Making a Plan of Attack for when an Emergency Occurs

When your bird is sick or injured, you will probably not have the time or presence of mind to make the necessary calls to find a vet or figure out how to stop bleeding, etc. Making a few phone calls now can save your bird's life when an emergency occurs.

Preparing for taking your bird to a vet in an emergency:

The more places you have to call, the better your chances of finding an open clinic that can help. Here's what you can do to make sure that you can get your bird to a vet as fast as possible.

Make a list of:

  • All avian vets within a few hours' drive (you may not think you'll drive two hours to the vet, but if your bird is bleeding or has a broken leg one day, you will suddenly feel very motivated to make that drive!).
  • All animal emergency clinics, or 24-hour animal clinics within a few hours' drive (try to have at least one or two of these on your list).
  • All regular vets in the area that deal with birds.
  • If there are no avian vets, or regular vets that deal with birds, then all numbers of regular vets that you know are good - in an emergency, they may suddenly be willing to help you out.

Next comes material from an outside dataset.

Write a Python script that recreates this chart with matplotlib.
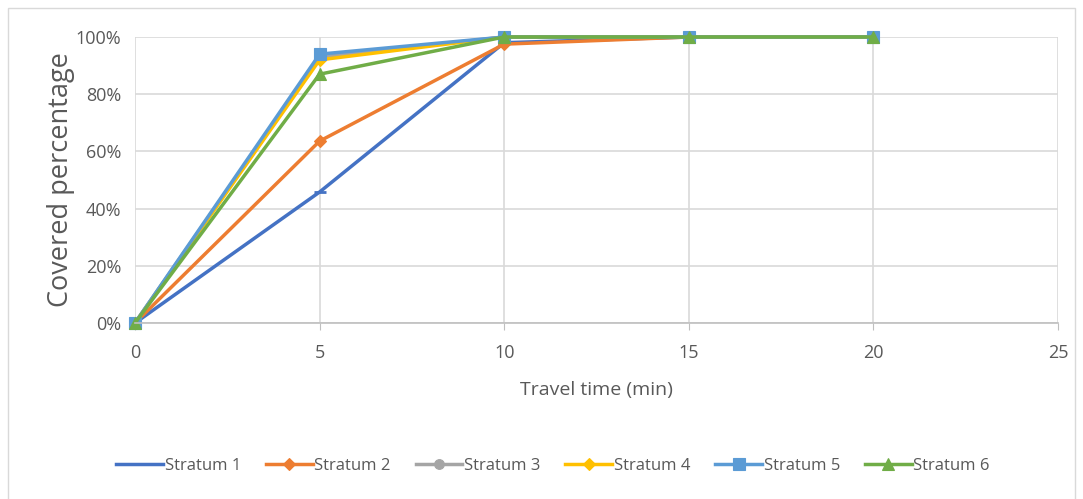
import numpy as np
import matplotlib.pyplot as plt
from matplotlib.patches import Rectangle
from matplotlib.ticker import PercentFormatter

plt.rcParams['font.family'] = ['Open Sans', 'DejaVu Sans']

# data
travel_time = [0, 5, 10, 15, 20]
stratum_names = ["Stratum 1", "Stratum 2", "Stratum 3", "Stratum 4", "Stratum 5", "Stratum 6"]
stratum_1 = [0, 45.8, 98.0, 100, 100]
stratum_2 = [0, 63.6, 97.5, 100, 100]
stratum_3 = [0, 93.0, 100, 100, 100]
stratum_4 = [0, 92.0, 100, 100, 100]
stratum_5 = [0, 94.0, 100, 100, 100]
stratum_6 = [0, 87.0, 100, 100, 100]

series = [stratum_1, stratum_2, stratum_3, stratum_4, stratum_5, stratum_6]
colors = ["#4472C4", "#ED7D31", "#A5A5A5", "#FFC000", "#5B9BD5", "#70AD47"]
markers = ["_", "D", "o", "D", "s", "^"]
sizes = [8, 6, 7, 6, 8, 8]

fig = plt.figure(figsize=(10.83, 4.99), dpi=100)
fig.patches.append(Rectangle((8 / 1083, -0.01), 1067 / 1083, 1 - 8 / 499 + 0.01,
                             transform=fig.transFigure, fill=False,
                             edgecolor="#D9D9D9", linewidth=1))
ax = fig.add_axes([135 / 1083, 1 - 323 / 499, 923 / 1083, 286 / 499])

for name, vals, c, m, s in zip(stratum_names, series, colors, markers, sizes):
    ax.plot(travel_time, vals, color=c, marker=m, markersize=s, linewidth=2.5,
            markeredgewidth=2 if m == "_" else 0.8, label=name, clip_on=False)

ax.set_xlim(0, 25)
ax.set_ylim(0, 100)
ax.set_xticks(np.arange(0, 26, 5))
ax.set_yticks(np.arange(0, 101, 20))
ax.yaxis.set_major_formatter(PercentFormatter(decimals=0))
ax.grid(True, color="#D9D9D9", linewidth=1.2)
ax.set_axisbelow(True)
for side in ["top", "right", "left"]:
    ax.spines[side].set_visible(False)
ax.spines["bottom"].set_color("#BFBFBF")
ax.spines["bottom"].set_linewidth(1.2)
ax.tick_params(axis="y", length=0, pad=10, labelsize=13, labelcolor="#595959")
ax.tick_params(axis="x", length=5, color="#BFBFBF", pad=10, labelsize=13, labelcolor="#595959")

ax.set_xlabel("Travel time (min)", fontsize=14, color="#595959", labelpad=14)
ax.set_ylabel("Covered percentage", fontsize=19.5, color="#595959", labelpad=0)

ax.legend(loc="center", bbox_to_anchor=(0.453, -0.5), ncol=6, frameon=False,
          fontsize=12, labelcolor="#595959", handlelength=2.8, handletextpad=0.1,
          columnspacing=1.5)

fig.savefig("out.png", dpi=100)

For each clinic that is on your list, prepare the following information:

  • Name and address.
  • Phone number.
  • Business hours.
  • Photocopy or download a map of the area where the clinic is located, print a copy, and highlight the best route to get there (you can print out maps for free on Mapquest at http://www.mapquest.com).

The more places you have on your list, the better. If you need an appointment, and one place is booked solid, it's great to have other numbers to call. If you have many clinic listings, make yourself a folder, and keep it in an easily accessible location (not a "safe" location that you won't remember when you need it). Also, keep in mind that taking the bird to the vet may require two people - one to hold or carry the bird in the carrier (the carrier tends to bounce around in the car if it's not held), and one to drive. Keep the numbers for local cab companies handy. If there are none, ask a few friends or neighbors if they would mind being on your emergency contact list. Keep a small carrier ready. It should be just large enough to let your bird walk around a bit, and it should provide adequate ventilation. Solid plastic carriers are the better than small cages, because birds can get their wings/feathers stuck in the bars when they flap around out of fright.

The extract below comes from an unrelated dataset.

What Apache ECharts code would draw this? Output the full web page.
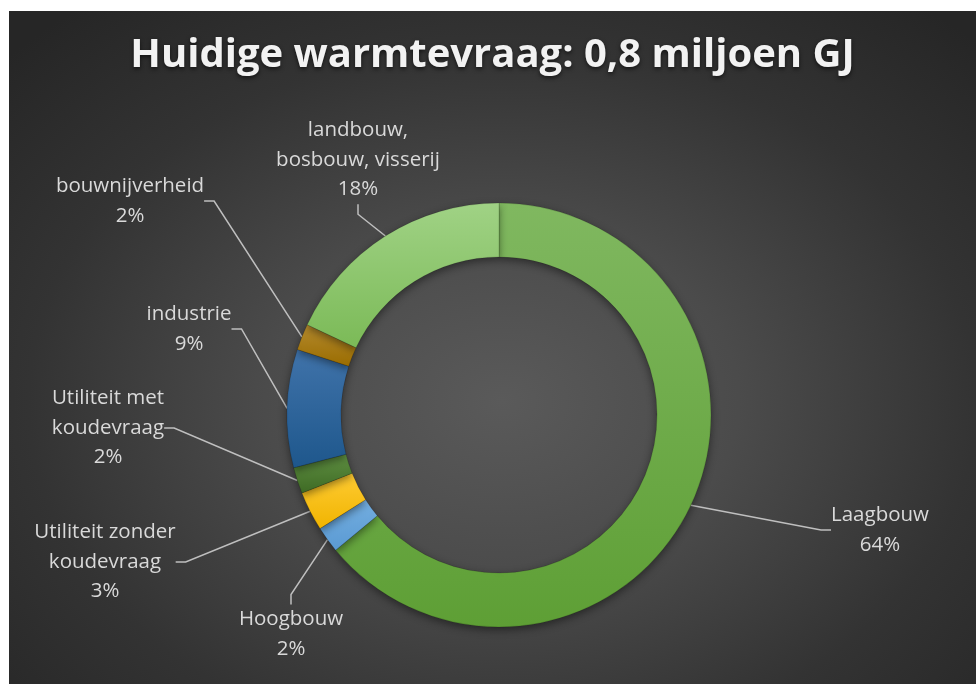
<!DOCTYPE html>
<html>
<head>
<meta charset="utf-8">
<script src="https://cdn.jsdelivr.net/npm/echarts@6/dist/echarts.min.js"></script>
<style>
  html, body { margin: 0; padding: 0; background: #ffffff; }
  #chart {
    position: absolute;
    left: 9px;
    top: 11px;
    width: 967px;
    height: 673px;
    background: radial-gradient(ellipse 70% 75% at 51% 58%, #5a5a5a 0%, #4b4b4b 35%, #333333 70%, #262626 100%);
  }
</style>
</head>
<body>
<div id="chart"></div>
<script>
// data
const categories = ['Laagbouw', 'Hoogbouw', 'Utiliteit zonder koudevraag', 'Utiliteit met koudevraag', 'industrie', 'bouwnijverheid', 'landbouw, bosbouw, visserij']
const labelNames = ['Laagbouw', 'Hoogbouw', 'Utiliteit zonder\nkoudevraag', 'Utiliteit met\nkoudevraag', 'industrie', 'bouwnijverheid', 'landbouw,\nbosbouw, visserij']
const shares = [64, 2, 3, 2, 9, 2, 18]

// styling
const colorStops = [
  ['#80b860', '#5e9f35'],
  ['#74aee0', '#5a9ad3'],
  ['#ffcb33', '#f0b400'],
  ['#5f8f42', '#3e6a24'],
  ['#4073aa', '#1e578c'],
  ['#b48a2e', '#9a6c00'],
  ['#a0d285', '#7bba57']
]
// label block centres inside the chart box
const labelPos = [
  [871, 519], [282, 623], [96, 551], [99, 417], [180, 318], [121, 190], [349, 149]
]

const chart = echarts.init(document.getElementById('chart'))

const seriesData = categories.map((name, i) => ({
  name: name,
  value: shares[i],
  itemStyle: {
    color: new echarts.graphic.LinearGradient(0, 0, 0, 1, [
      { offset: 0, color: colorStops[i][0] },
      { offset: 1, color: colorStops[i][1] }
    ])
  }
}))

chart.setOption({
  backgroundColor: 'transparent',
  title: {
    text: 'Huidige warmtevraag: 0,8 miljoen GJ',
    left: 'center',
    top: 20,
    textStyle: {
      fontFamily: 'Open Sans',
      fontWeight: 'bold',
      fontSize: 40,
      color: '#f2f2f2',
      textShadowColor: 'rgba(0,0,0,0.6)',
      textShadowBlur: 4,
      textShadowOffsetY: 2
    }
  },
  series: [
    {
      type: 'pie',
      center: [490, 404],
      radius: [158, 212],
      startAngle: 90,
      clockwise: true,
      avoidLabelOverlap: false,
      data: seriesData,
      itemStyle: {
        borderColor: 'rgba(0,0,0,0.12)',
        borderWidth: 0.6,
        shadowBlur: 8,
        shadowColor: 'rgba(0,0,0,0.45)',
        shadowOffsetY: 3
      },
      label: {
        show: true,
        formatter: p => labelNames[p.dataIndex] + '\n' + Math.round(p.percent) + '%',
        color: '#d9d9d9',
        fontFamily: 'Open Sans',
        fontSize: 20.5,
        lineHeight: 29.5,
        align: 'center'
      },
      labelLine: {
        show: true,
        length: 20,
        length2: 10,
        lineStyle: { color: '#bfbfbf', width: 1.5 }
      },
      labelLayout: params => ({
        x: labelPos[params.dataIndex][0],
        y: labelPos[params.dataIndex][1],
        align: 'center',
        verticalAlign: 'middle'
      }),
      emphasis: { disabled: true }
    }
  ]
})

window.addEventListener('resize', () => chart.resize())
</script>
</body>
</html>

First Aid: In addition to knowing where to take your bird in an emergency, you should also prepare so that you know what to do to keep your bird safe until you can get him/her to the vet. This involves training yourself to recognize symptoms of illness, and knowing how to administer first aid. There is a book available that discusses first aid for pet birds. Buy it. Read it! Here's the information. "First Aid for Birds: An Owners Guide to a Happy Healthy Pet." Authors: Julie Rack and Gary A. Gallerstein. Read the book, or other avian first aid resources, and prepare a first aid kit. Know how to deal with some of the most common emergencies, such as a broken blood feather or bleeding toenail. Always have a bit of cornstarch or flour in a little jar by the cage to stop bleeding (styptic powder such as "QuikStop" is good, as long as you don't get it on the skin).

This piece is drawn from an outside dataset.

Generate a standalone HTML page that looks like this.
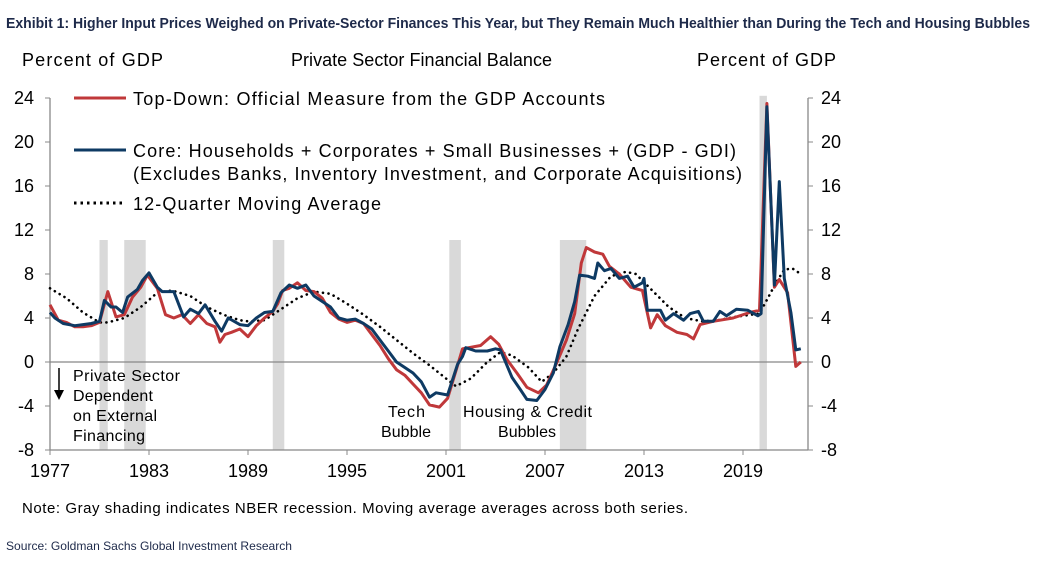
<!DOCTYPE html>
<html><head><meta charset="utf-8"><style>
body{margin:0;background:#fff;}
svg{display:block;font-family:"Liberation Sans",Arial,sans-serif;}
</style></head><body>
<svg id="c" width="1038" height="562" viewBox="0 0 1038 562">
<text x="6" y="28" font-size="15" font-weight="bold" fill="#1e2a4a" textLength="1024" lengthAdjust="spacingAndGlyphs">Exhibit 1: Higher Input Prices Weighed on Private-Sector Finances This Year, but They Remain Much Healthier than During the Tech and Housing Bubbles</text>
<text x="22" y="66" font-size="18" textLength="141">Percent of GDP</text>
<text x="291" y="66" font-size="18" textLength="261">Private Sector Financial  Balance</text>
<text x="697" y="66" font-size="18" textLength="139">Percent of GDP</text>
<g id="rec"></g>
<g id="axes"></g>
<g id="series"></g>
<g>
<line x1="74" y1="98" x2="126" y2="98" stroke="#c0383a" stroke-width="3"/>
<text x="133" y="105" font-size="18" textLength="472">Top-Down:  Official Measure from the GDP Accounts</text>
<line x1="74" y1="150" x2="126" y2="150" stroke="#0e3a63" stroke-width="3"/>
<text x="133" y="157" font-size="18" textLength="603">Core: Households + Corporates + Small Businesses + (GDP - GDI)</text>
<text x="133" y="180" font-size="18" textLength="609">(Excludes Banks, Inventory Investment, and Corporate Acquisitions)</text>
<line x1="74" y1="203" x2="126" y2="203" stroke="#000" stroke-width="3" stroke-dasharray="2.5,4"/>
<text x="133" y="210" font-size="18" textLength="248">12-Quarter Moving Average</text>
</g>
<g font-size="16">
<line x1="59" y1="368" x2="59" y2="392" stroke="#000" stroke-width="1.5"/>
<polygon points="54,390 64,390 59,400" fill="#000"/>
<text x="73" y="381" textLength="107">Private Sector</text>
<text x="73" y="401" textLength="80">Dependent</text>
<text x="73" y="421" textLength="84">on External</text>
<text x="73" y="441" textLength="72">Financing</text>
<text x="388" y="417" textLength="37">Tech</text>
<text x="381" y="437" textLength="50">Bubble</text>
<text x="463" y="417" textLength="129">Housing  &amp; Credit</text>
<text x="498" y="437" textLength="58">Bubbles</text>
</g>
<text x="22" y="513" font-size="15" textLength="666">Note: Gray shading indicates NBER recession. Moving average averages across both series.</text>
<text x="6" y="550" font-size="12" fill="#1e2a4a" textLength="286" lengthAdjust="spacingAndGlyphs">Source: Goldman Sachs Global Investment Research</text>
</svg>
<script>
const yTicks=[24,20,16,12,8,4,0,-4,-8];
const xTickYears=[1977,1983,1989,1995,2001,2007,2013,2019];
const recessions=[[1980.0,1980.5],[1981.5,1982.8],[1990.5,1991.2],[2001.2,2001.9],[2007.9,2009.5],[2020.0,2020.45]];
const redYears=[1977.0,1977.5,1978.0,1978.5,1979.0,1979.5,1980.0,1980.5,1981.0,1981.5,1982.0,1982.5,1982.9,1983.5,1984.0,1984.5,1985.0,1985.5,1986.0,1986.5,1987.0,1987.3,1987.6,1988.0,1988.5,1989.0,1989.5,1990.0,1990.5,1990.8,1991.1,1991.5,1992.0,1992.5,1993.0,1993.5,1994.0,1994.5,1995.0,1995.5,1996.0,1996.6,1997.0,1997.5,1998.0,1998.5,1999.0,1999.5,2000.0,2000.6,2001.1,2001.7,2002.0,2003.1,2003.7,2004.2,2004.7,2005.3,2005.9,2006.6,2007.1,2007.7,2008.3,2008.8,2009.2,2009.5,2010.0,2010.5,2010.9,2011.5,2012.2,2012.9,2013.4,2013.8,2014.3,2015.0,2015.6,2016.0,2016.4,2017.2,2018.4,2019.4,2020.0,2020.45,2020.9,2021.2,2021.7,2022.2,2022.5];
const redVals=[5.2,3.8,3.6,3.2,3.2,3.3,3.6,6.4,4.1,4.3,5.9,6.8,7.9,6.7,4.3,4.0,4.3,3.5,4.3,3.5,3.2,1.8,2.5,2.7,3.0,2.3,3.3,4.0,4.6,5.3,6.5,6.7,7.2,6.5,6.4,5.8,4.5,3.9,3.6,3.8,3.5,2.3,1.5,0.3,-0.7,-1.2,-2.0,-2.8,-3.9,-4.1,-3.3,-0.3,1.2,1.5,2.3,1.6,0.2,-1.0,-2.3,-2.8,-2.1,-0.1,2.0,4.4,9.0,10.4,10.0,9.8,8.7,8.0,6.8,6.5,3.1,4.3,3.3,2.7,2.5,2.1,3.4,3.7,4.0,4.5,4.7,23.5,6.8,7.5,6.3,-0.4,0.0];
const blueYears=[1977.0,1977.3,1977.8,1978.5,1979.0,1979.5,1980.0,1980.3,1980.7,1981.0,1981.4,1981.7,1982.3,1982.6,1983.0,1983.5,1983.8,1984.5,1985.1,1985.5,1986.0,1986.4,1987.0,1987.4,1987.8,1988.5,1989.0,1989.5,1990.0,1990.5,1991.0,1991.5,1992.0,1992.5,1993.0,1993.5,1994.0,1994.5,1995.0,1995.5,1996.0,1996.5,1997.0,1997.5,1998.0,1998.5,1999.0,1999.5,2000.0,2000.4,2001.1,2001.7,2002.0,2002.2,2002.8,2003.5,2004.0,2004.3,2005.0,2005.5,2005.9,2006.5,2007.0,2007.5,2007.9,2008.4,2008.8,2009.1,2009.6,2010.0,2010.2,2010.6,2011.0,2011.5,2012.0,2012.4,2012.9,2013.0,2013.2,2014.0,2014.3,2014.8,2015.4,2015.8,2016.3,2016.6,2017.2,2017.6,2018.0,2018.6,2019.3,2019.9,2020.1,2020.45,2020.9,2021.2,2021.5,2021.9,2022.2,2022.5];
const blueVals=[4.5,4.0,3.5,3.3,3.4,3.5,3.7,5.6,5.0,5.0,4.5,5.9,6.6,7.4,8.1,6.8,6.4,6.4,4.1,4.8,4.4,5.2,3.7,2.8,4.0,3.4,3.3,4.0,4.5,4.6,6.3,7.0,6.7,7.0,6.0,5.5,5.0,4.0,3.8,3.9,3.5,3.0,2.0,1.0,0.0,-0.5,-1.0,-1.8,-3.2,-2.8,-3.0,-0.2,0.5,1.3,1.0,1.0,1.2,1.1,-1.4,-2.5,-3.4,-3.5,-2.5,-1.0,1.4,3.4,5.5,7.9,7.8,7.6,9.0,8.3,8.5,7.6,7.8,6.8,7.2,7.6,4.7,4.7,3.8,4.4,3.8,4.4,4.6,3.7,3.7,4.6,4.2,4.8,4.7,4.2,4.4,23.2,7.0,16.4,7.6,4.5,1.1,1.2];
const maYears=[1977.0,1978.0,1979.0,1980.0,1980.5,1981.5,1982.5,1983.5,1984.4,1985.5,1986.5,1987.5,1988.5,1989.0,1990.0,1991.0,1992.0,1993.0,1994.0,1995.0,1996.0,1997.0,1998.0,1999.0,2000.0,2001.0,2001.6,2002.5,2003.5,2004.3,2005.0,2006.0,2006.8,2007.5,2008.3,2009.0,2010.0,2011.0,2011.9,2012.5,2013.5,2014.5,2015.5,2016.5,2017.5,2018.5,2019.5,2020.0,2020.5,2021.0,2021.5,2022.0,2022.5];
const maVals=[6.7,5.8,4.5,3.6,3.6,4.0,5.0,6.3,6.5,6.0,5.0,4.3,3.8,3.7,3.8,4.8,5.8,6.4,6.2,5.3,4.3,3.2,2.0,0.8,-0.3,-1.5,-2.2,-1.5,0.0,0.9,0.6,-0.5,-1.8,-1.0,0.5,3.0,6.0,7.8,8.2,8.0,6.5,5.0,4.0,3.7,3.8,4.1,4.3,4.4,5.8,7.2,8.4,8.5,8.0];

const NS='http://www.w3.org/2000/svg';
const X0=50,X1=808,YT=98,YB=450;
function xs(yr){return X0+(yr-1977)*16.5;}
function ys(v){return 362-v*11;}
function mk(tag,attrs,parent){const e=document.createElementNS(NS,tag);for(const k in attrs)e.setAttribute(k,attrs[k]);parent.appendChild(e);return e;}
const rec=document.getElementById('rec');
recessions.forEach(r=>{
  const top=r[0]>=2020?ys(24.2):240;
  const el=mk('rect',{x:xs(r[0]),y:top,width:xs(r[1])-xs(r[0]),height:YB-top,fill:'#d9d9d9'},rec);
  
  
});
const ax=document.getElementById('axes');
const z=mk('line',{x1:X0,x2:X1,y1:ys(0),y2:ys(0),stroke:'#888','stroke-width':1.3},ax);


const la=mk('line',{x1:X0,x2:X0,y1:YT,y2:YB,stroke:'#888','stroke-width':1.3},ax);


const ra=mk('line',{x1:X1,x2:X1,y1:YT,y2:YB,stroke:'#888','stroke-width':1.3},ax);


const xa=mk('line',{x1:X0,x2:X1,y1:YB,y2:YB,stroke:'#888','stroke-width':1.3},ax);


yTicks.forEach(v=>{
  const y=ys(v);
  mk('line',{x1:X0-5,x2:X0,y1:y,y2:y,stroke:'#888'},ax);
  mk('line',{x1:X1,x2:X1+5,y1:y,y2:y,stroke:'#888'},ax);
  const t=mk('text',{x:34,y:y+6,'font-size':18,'text-anchor':'end'},ax);t.textContent=v;
  
  
  const t2=mk('text',{x:821,y:y+6,'font-size':18},ax);t2.textContent=v;
  
  
});
xTickYears.forEach(yr=>{
  const x=xs(yr);
  mk('line',{x1:x,x2:x,y1:YB,y2:YB+5,stroke:'#888'},ax);
  const t=mk('text',{x:x,y:477,'font-size':18,'text-anchor':'middle'},ax);t.textContent=yr;
  
  
});
const sg=document.getElementById('series');
function line(yrs,vals,attrs,name){
  const d=yrs.map((yr,i)=>(i?'L':'M')+xs(yr).toFixed(1)+','+ys(vals[i]).toFixed(1)).join('');
  const p=mk('path',Object.assign({d:d,fill:'none','stroke-linejoin':'round'},attrs),sg);
  
  
}
line(maYears,maVals,{stroke:'#000','stroke-width':2.6,'stroke-dasharray':'0.1,5.5','stroke-linecap':'round'},'moving-average-line');
line(redYears,redVals,{stroke:'#c0383a','stroke-width':3},'top-down-line');
line(blueYears,blueVals,{stroke:'#0e3a63','stroke-width':3},'core-line');
</script>
</body></html>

You should also have handy the number for the ASPCA Animal Poison Control Center. There are two phone numbers in North America: 1-888-426-4435 (you will need a credit card) and (900) 443-0000 (charges go directly to your phone bill). To access the ASPCA Animal Poison Control Center from the U.K., Ireland, New Zealand, the Phillipines, and Australia, dial 0011-800-266-27722. If you live in another country, write to the ASPCA Animal Poison Control Centre now (e-mail napcc@aspca.org) to find out how to access them in an emergency. At the time this article was written, a $45 U.S. charge is applied for each case. The ASPCA Animal Poison Control Center helps all animals - dogs, cats, birds, large animals or exotics.

When your bird is sick or injured, time is never on your side. The better prepared you are, the better chance you give your bird, so that you can both enjoy a long and happy relationship together, in good health.